There are two sides to reality. There is what we perceive and express in the physical world, and then there’s what we feel or imagine in the inner world, the world of the psyche. We each of us sit at the boundary of an inner and an outer world, and neither reality can be excluded from any true description of the totality of human experience.

But the senses have the effect of drawing us out towards embracing more and more of physical reality, until we identify with it completely. We dismiss the inner world, the world of imagination and dreams, as meaningless, indeed as being “unreal”, since it is not “physical”. Thus we close off the door to inner reality, imprison ourselves in the physical and we suffer accordingly, because the physical world can never fulfil a need for completion that is entirely psychological in origin. Mankind’s suffering in the physical world knows no bounds and is increasingly suggestive of our eventual annihilation. Worse, there are many physical scientists today who express the belief consciousness itself is an illusion, that although we might cherish the sense of our own being, in fact we do not exist at all, and never have. How can we not despair? Not only are we trapped in the prison of our minds and invisible to others, we are led to believe there is no one out there either, not even our selves.

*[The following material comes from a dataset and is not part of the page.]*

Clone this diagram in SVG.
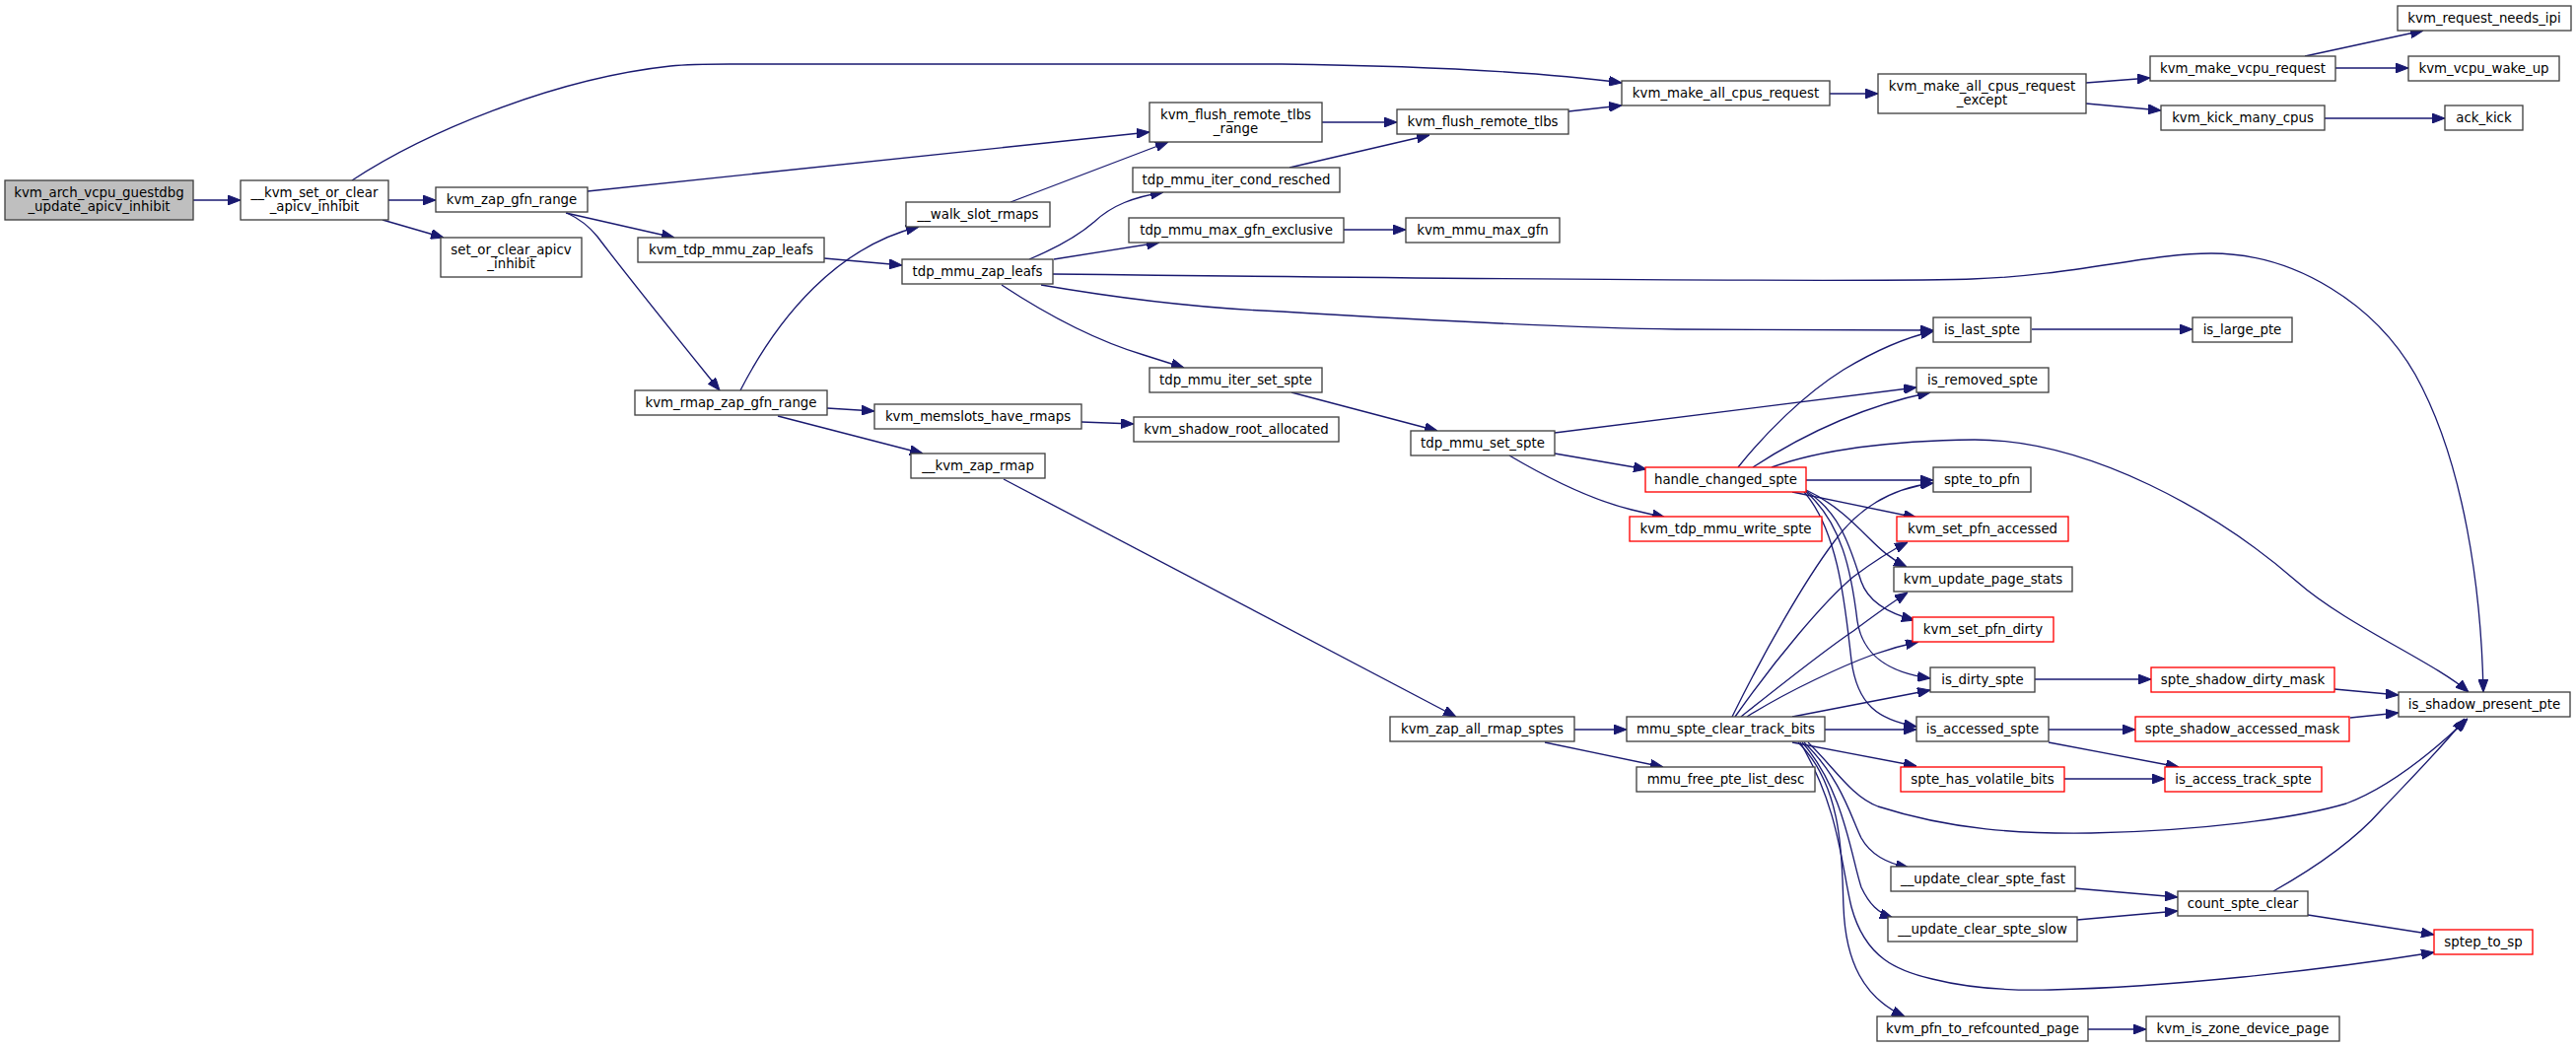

But we do exist. We are invisible, yes, but we still have a profound effect on the physical world. Everything that was ever built, or made began as an idea, and ideas are born already fully formed as insights in the inner world. In order to give birth to them we must express them into physical reality through drawing or writing or construction. But without the idea occurring in the first place, nothing would be built or drawn or written down, and the world would be entirely as nature made before mankind ever came along and began to shape it. And ideas are the stuff of minds, the stuff of that realm we would dismiss as unreal.

The danger for all of us then is the same as it has always been. It is to forget we are invisible and to believe the form we express in physical reality is the sum total of who we really are, similarly that all forms are more real than the ideas from which they were born, that happiness can come only in the endless pursuit of material form, that the solution to all our problems can only come from the discovery of yet one more “thing” in physical reality, and that thing will have a form and a name ready made.

It wont.

Cultivating an awareness of the inner world is important if we want to live a better life, and see a better society, one that more closely reflects our potential in positive ways. The realisation we are all invisible is a useful milestone. But we do not need to withdraw from life into monkish caves in order to ponder its implications, only realise it is the quality of our ideas that determines the richness or otherwise of life. The best of us is realised as ideas that rise from the deeper layers of the psyche, the worst from the regurgitated scum of a shallower kind of thinking, a thinking that expresses itself as an habitual will to power. But I think we’re starting to know that side of our selves a little better now. I think we are all becoming more conscious of our selves.

Only when we realise how invisible we are do we begin to see each other, and the world more clearly.